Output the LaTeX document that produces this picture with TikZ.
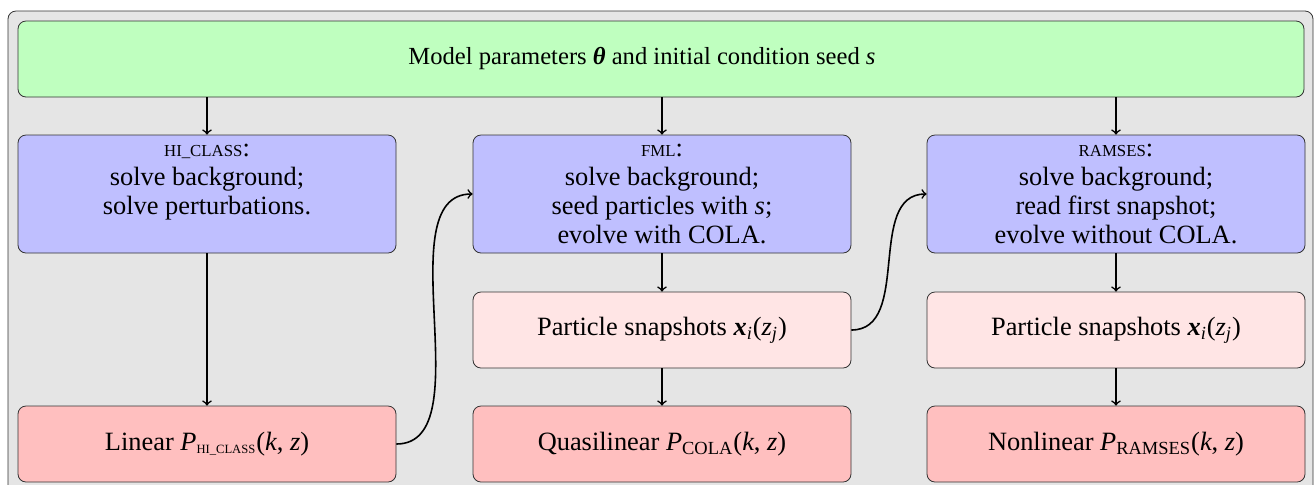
\documentclass[tikz,border=0pt,12pt]{standalone}
\usepackage{amsmath}
\usepackage{fontspec}
\setmainfont{Liberation Serif}
\newcommand{\smcp}[1]{{\fontsize{8.4}{10}\selectfont #1}}
\newcommand{\subsc}[1]{\text{\fontsize{6.3}{7}\selectfont #1}}
\newcommand{\bvec}[1]{\textbf{\textit{#1}}}
\newcommand{\steps}[1]{\parbox[t]{180pt}{\centering #1}}
\begin{document}
\begin{tikzpicture}[x=0.5pt,y=-0.5pt]
\tikzstyle{every node}+=[align=center,font=\fontsize{13.2}{14.6}\selectfont]
\tikzstyle{box}=[draw=black!80,rounded corners=4pt,minimum width=189pt,inner sep=3pt]
\tikzstyle{input}=[box,fill=green!25,minimum width=643pt,minimum height=38pt,font=\fontsize{12.3}{14.6}\selectfont]
\tikzstyle{code}=[box,fill=blue!25,text height=7.5pt,text depth=45.5pt]
\tikzstyle{snap}=[box,fill=red!10,minimum height=38pt]
\tikzstyle{power}=[box,fill=red!25,minimum height=38pt]
\tikzstyle{flow}=[->,thick]
\useasboundingbox (0,0) rectangle (1314,484);
\clip (0,0) rectangle (1314,484);
\draw [black!80,fill=black!10,rounded corners=4pt] (8,11) rectangle (1313,540);
\node [input] (params) at (661,59) {Model parameters \bvec{θ} and initial condition seed \textit{s}\hspace*{19pt}};
\node [code] (hicls) at (207,194) {\steps{\smcp{HI\_CLASS}:\\solve background;\\solve perturbations.}};
\node [code] (fml) at (662,194) {\steps{\smcp{FML}:\\solve background;\\seed particles with \textit{s};\\evolve with COLA.}};
\node [code] (ramses) at (1116,194) {\steps{\smcp{RAMSES}:\\solve background;\\read first snapshot;\\evolve without COLA.}};
\node [snap] (snapfml) at (662,330) {Particle snapshots \bvec{x}$_{\textit{i}}$(\textit{z}$_{\textit{j}}$)};
\node [snap] (snapram) at (1116,330) {Particle snapshots \bvec{x}$_{\textit{i}}$(\textit{z}$_{\textit{j}}$)};
\node [power] (plin) at (207,444) {Linear \textit{P}$_{\subsc{HI\_CLASS}}$(\textit{k}, \textit{z})};
\node [power] (pcola) at (662,444) {Quasilinear \textit{P}$_{\text{COLA}}$(\textit{k}, \textit{z})};
\node [power] (pram) at (1116,444) {Nonlinear \textit{P}$_{\text{RAMSES}}$(\textit{k}, \textit{z})};
\draw [flow] (params.south -| hicls) -- (hicls);
\draw [flow] (params.south -| fml) -- (fml);
\draw [flow] (params.south -| ramses) -- (ramses);
\draw [flow] (hicls) -- (plin);
\draw [flow] (fml) -- (snapfml);
\draw [flow] (snapfml) -- (pcola);
\draw [flow] (ramses) -- (snapram);
\draw [flow] (snapram) -- (pram);
\draw [flow] (plin.east) to [out=0,in=180,looseness=0.85] (fml.west);
\draw [flow] (snapfml.east) to [out=0,in=180] (ramses.west);
\end{tikzpicture}
\end{document}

════════════════

- **GOAL**: Output the material word for word, omitting its pictures.

- **ANSWER TO THE PROBLEM**:
Output the LaTeX document that produces this picture with TikZ.
\documentclass[tikz,border=0pt,12pt]{standalone}
\usepackage{amsmath}
\usepackage{fontspec}
\setmainfont{Liberation Serif}
\newcommand{\smcp}[1]{{\fontsize{8.4}{10}\selectfont #1}}
\newcommand{\subsc}[1]{\text{\fontsize{6.3}{7}\selectfont #1}}
\newcommand{\bvec}[1]{\textbf{\textit{#1}}}
\newcommand{\steps}[1]{\parbox[t]{180pt}{\centering #1}}
\begin{document}
\begin{tikzpicture}[x=0.5pt,y=-0.5pt]
\tikzstyle{every node}+=[align=center,font=\fontsize{13.2}{14.6}\selectfont]
\tikzstyle{box}=[draw=black!80,rounded corners=4pt,minimum width=189pt,inner sep=3pt]
\tikzstyle{input}=[box,fill=green!25,minimum width=643pt,minimum height=38pt,font=\fontsize{12.3}{14.6}\selectfont]
\tikzstyle{code}=[box,fill=blue!25,text height=7.5pt,text depth=45.5pt]
\tikzstyle{snap}=[box,fill=red!10,minimum height=38pt]
\tikzstyle{power}=[box,fill=red!25,minimum height=38pt]
\tikzstyle{flow}=[->,thick]
\useasboundingbox (0,0) rectangle (1314,484);
\clip (0,0) rectangle (1314,484);
\draw [black!80,fill=black!10,rounded corners=4pt] (8,11) rectangle (1313,540);
\node [input] (params) at (661,59) {Model parameters \bvec{θ} and initial condition seed \textit{s}\hspace*{19pt}};
\node [code] (hicls) at (207,194) {\steps{\smcp{HI\_CLASS}:\\solve background;\\solve perturbations.}};
\node [code] (fml) at (662,194) {\steps{\smcp{FML}:\\solve background;\\seed particles with \textit{s};\\evolve with COLA.}};
\node [code] (ramses) at (1116,194) {\steps{\smcp{RAMSES}:\\solve background;\\read first snapshot;\\evolve without COLA.}};
\node [snap] (snapfml) at (662,330) {Particle snapshots \bvec{x}$_{\textit{i}}$(\textit{z}$_{\textit{j}}$)};
\node [snap] (snapram) at (1116,330) {Particle snapshots \bvec{x}$_{\textit{i}}$(\textit{z}$_{\textit{j}}$)};
\node [power] (plin) at (207,444) {Linear \textit{P}$_{\subsc{HI\_CLASS}}$(\textit{k}, \textit{z})};
\node [power] (pcola) at (662,444) {Quasilinear \textit{P}$_{\text{COLA}}$(\textit{k}, \textit{z})};
\node [power] (pram) at (1116,444) {Nonlinear \textit{P}$_{\text{RAMSES}}$(\textit{k}, \textit{z})};
\draw [flow] (params.south -| hicls) -- (hicls);
\draw [flow] (params.south -| fml) -- (fml);
\draw [flow] (params.south -| ramses) -- (ramses);
\draw [flow] (hicls) -- (plin);
\draw [flow] (fml) -- (snapfml);
\draw [flow] (snapfml) -- (pcola);
\draw [flow] (ramses) -- (snapram);
\draw [flow] (snapram) -- (pram);
\draw [flow] (plin.east) to [out=0,in=180,looseness=0.85] (fml.west);
\draw [flow] (snapfml.east) to [out=0,in=180] (ramses.west);
\end{tikzpicture}
\end{document}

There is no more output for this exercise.